Deleuze et Guattari : Traité de nomadologie


Mille_PlateauxMille Plateaux (éd. de Minuit, 1980), est le second de deux volumes parus avec le sous-titre Capitalisme et Schizophrénie, écrits en collaboration par le philosophe Gilles Deleuze et le philosophe et psychanalyse Félix Guattari.

Dans le contexte de notre corpus de cours, sur le piratage et les activités illégales de copie ou d’usurpation de la propriété d’autrui, l’articulation par les États de leurs fonctions juridiques, de la violence, et les différents « appareils de capture » par lesquels ils profitent des activités de production au sein de leur structure étatique, est primordiale pour leur cerner le rapport de ces états à la question du piratage.

Si l’on croit toujours à la séparation des pouvoirs pour un état sain, ici, Deleuze et Guattari proposent une pareille division, postulant dans la machine de guerre que celle-ci est extérieure à l’appareil d’État. Ce qui semble faire sens, puisque pour fonctionner cette machine de guerre doit agir en-dehors du système, de façon à en préserver la bonne marche. Dans l’Appareil de capture nous explorons les différents modes de fonctionnement ou agencement du capitalisme et comment l’État déploie différents « appareils de capture », rente, impôt etc. pour réaliser son dessein d’accumulation.

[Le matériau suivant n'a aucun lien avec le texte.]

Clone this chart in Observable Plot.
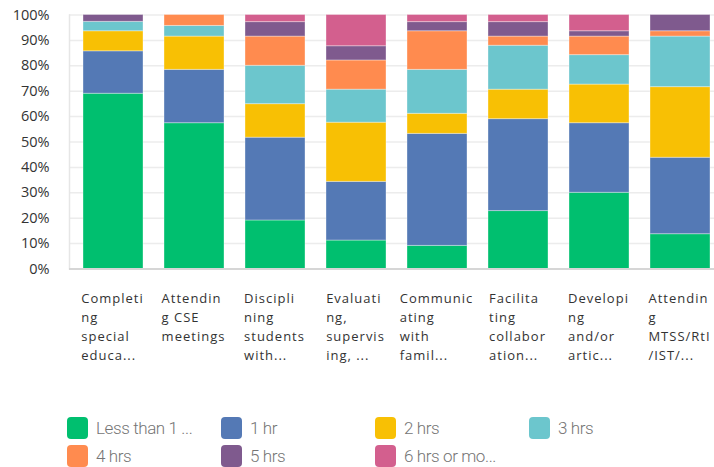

L’appareil d’État est une strate dans un fonctionnement « Un-Deux » ou en distinctions binaires. La guerre toutefois se soustrait à cette logique. Deleuze et Guattari proposent deux scénario possibles pour l’État, « Ou bien l’État dispose d’une violence qui ne passe pas par la guerre : il emploie des policiers des geôliers plutôt que des guerriers et n’a pas d’armes et n’en a pas besoin (…) » (p. 435) , ce type d’état que nous pouvons présumer totalitaire, procédant par « capture magique » empêche tout combat. L’autre type d’État « externalise » pour ainsi dire la violence et acquiert une armée « mais qui présuppose une intégration juridique de la guerre et l’organisation d’une fonction militaire. » (p.435).

Pour exposer la nature des fonctions dans un État donné, ils emploient la métaphore des jeux de Go et d’Échec. Ainsi les échecs sont un jeu d’état et cour, avec des rôles et des pouvoirs déterminés, où les pièces ont des rapport d’internalité entres elles, alors que les pions de Go n’ont pas de rôles prédéterminés et ne peuvent avoir qu’une fonction d’externalité qui leur est attribuée selon la « tâche » ou le contexte que la stratégie du joueur impose. Le go est donc « pure stratégie » tandis que les échecs sont « une sémiologie » selon D et G (p. 437). Ces distinctions sont très importantes pour comprendre la notion fondamentales chez D et G qui oppose l’espace « lisse » du go à celui, « strié », des échecs. Le strié, c’est donc l’espace codé à l’avance, que l’on doit décoder pour déterritorialiser l’ennemi et ainsi l’expulser de son « territoire ». Tandis que le lisse, c’est l’espace non-balisé, qui peut s’adapter à mesure aux changements des joueurs.

En lisant cette définition, je n’ai pu m’empêcher de comparer l’espace « lisse » à ce que le Web est ou peut représenter comme territoire, au départ peu balisé, sur lequel des points d’ancrage (les sites) se sont installés, cela en opposition avec un espace « strié », comme Facebook, qui est dans sa structure même une « sémiologie à décoder » pour l’utilisateur et à charger d’encore plus de sens par sa participation.

Qui, dans un combat pour un territoire, s’appropriera la machine de guerre ? L’État qui « la subordonne à des buts « politiques », et lui donne pour objet direct la guerre. » (p. 524). La notion de guerre totale, qui mobilise toutes les ressources humaines et financières d’un État devient en soi liée au capitalisme, donc au système qui s’y rapporte.

Ce concept, dans un cours sur le piratage, ne peut que nous rappeler les guerres que déclarent, par exemple, les États-Unis, aux drogues (War on Drugs), puis au terrorisme (War against Terrorism) et de façon moins médiatisée, au piratage des œuvres musicales et cinématographiques appartenant à des « majors », ces guerres visant le plus souvent des économies sous-terraines qui se dérobent ou mettent au défi les appareils de capture de l’État.

Deleuze, G. and Guattari F. (1980/1987). Mille Plateaux. Chapitre 12. 1227 – Traité de nomadologie : la machine de guerre & 13. 7 000 av. J.-C. – Appareil de capture. Éditions de Minuit, Paris.